Tuesday, 27 November 2012

Screenwriting # 1 – As simple as I can make it.

Screenwriting often seems to be made more confusing than it needs to be because very knowledgeable people so confidently declare one thing over another. The problem is everyone does things differently and unlike mathematics where the laws can't be broken - there are almost no rules in the structuring of a story that can’t be contradicted or clouded with exceptions. Writing is fluid and it's hard to grasp what is essential when those fluid exceptions keep confusing things. 

But which language is more powerful? That's easy...
"Maths is the one language that has irrefutable laws that can’t be broken. For instance - two positives can never, under any circumstances, result in a negative," said the mathematician. 
"Yeah, yeah," said the writer, with a roll of her eyes.   

My overriding principle to everything I believe and use to guide others is - this is how it works for me. This is how I understand and make sense of things and the things that help me get results, to explain, to de-construct, to analyze or create.

Other people may and do have different processes that are particular to them. Some methods may work, in part or whole for a huge number of people – but part of being a writer is to find out what works for you. That is why there are no wrong ways. There are only the wrong or right ways for you. And the only way you can work out which is which is by doing. You can study all you want, analyze until you're blue in the face - but until you get off your anal and start doing - all you've learnt is what works for someone else.

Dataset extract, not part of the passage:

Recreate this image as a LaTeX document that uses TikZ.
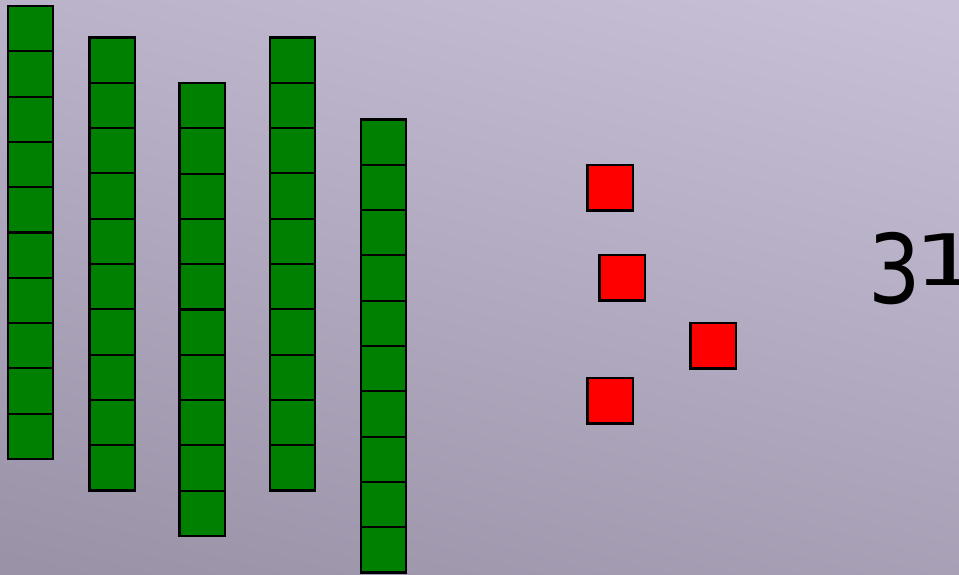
\documentclass[tikz,border=0pt]{standalone}
\usepackage{fontspec}
\setmainfont{DejaVu Sans}
\begin{document}
\begin{tikzpicture}[x=1pt,y=-1pt,
  gsq/.style={draw=black,fill=green!50!black,line width=2.1pt,minimum size=45.3pt,inner sep=0pt,outer sep=0pt,anchor=north west},
  rsq/.style={draw=black,fill=red,line width=2.1pt,minimum size=45.5pt,inner sep=0pt,outer sep=0pt,anchor=north west}]
\definecolor{bgtop}{HTML}{C8C0D7}
\definecolor{bgbot}{HTML}{9A92A7}
\useasboundingbox (0,0) rectangle (959,574);
\shade[top color=bgtop,bottom color=bgbot,shading angle=-15] (-60,-60) rectangle (1019,634);
\foreach \c/\x/\y in {1/8/6,2/89.5/37.5,3/179.5/83,4/270/37.5,5/361/119.5}{
  \foreach \i in {0,...,9}{
    \node[gsq] (c\c-\i) at (\x,\y+45.3*\i) {};
  }
}
\node[rsq] (r1) at (587.5,165) {};
\node[rsq] (r2) at (599.5,255) {};
\node[rsq] (r3) at (690.5,323) {};
\node[rsq] (r4) at (587.5,378) {};
\node[anchor=base west,inner sep=0pt,font=\fontsize{96}{96}\selectfont] (n3) at (868.5,303) {\scalebox{0.86}[1]{3}};
\node[anchor=base west,inner sep=0pt,font=\fontsize{71}{71}\selectfont] (n1) at (913,285) {\scalebox{1.5}[1]{1}};
\end{tikzpicture}
\end{document}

And that is, in my opinion, why so many people find becoming fluent in the structural aspects of storytelling, such a difficult and long road to hoe. 

Often the people who set things in stone are more analysts than practitioners. They are academics and can de-construct story structure and know, from years of studying it, all the nuances and genre anomalies from every great, and many bad films. I don't want anyone to think or accuse me of being against what these experts teach. They are invaluable. 

When a screenplay needs fixing or strengthening or a screenwriter needs schooling in how intricate structure works, they are the ones we turn to – but what do they have to say about the blank page? Honestly - not much.

That’s why I’ve decided to put online the process I taught writers in the trenches and then later taught in classes. I may get lambasted for it - but if it helps anyone, it’s worth it. Certainly many, many online sources have helped me over the last few years, so why not contribute?

The main problem for me, as I was and am still learning to be a better writer, was how to transpose the expert's advice to my work in progress. It so often didn't fit. It didn't help me when I was half way through writing a story. 

I have been frustrated many times when I finish a project and a professional reader de-constructs my months of work, detailing all the faults. Worse still is when a bad reader then reconstructs ‘their’ story on my foundation. I end up confronted with suggestions on how to conform to the structural paradigm by telling their Frankenstein version of my story.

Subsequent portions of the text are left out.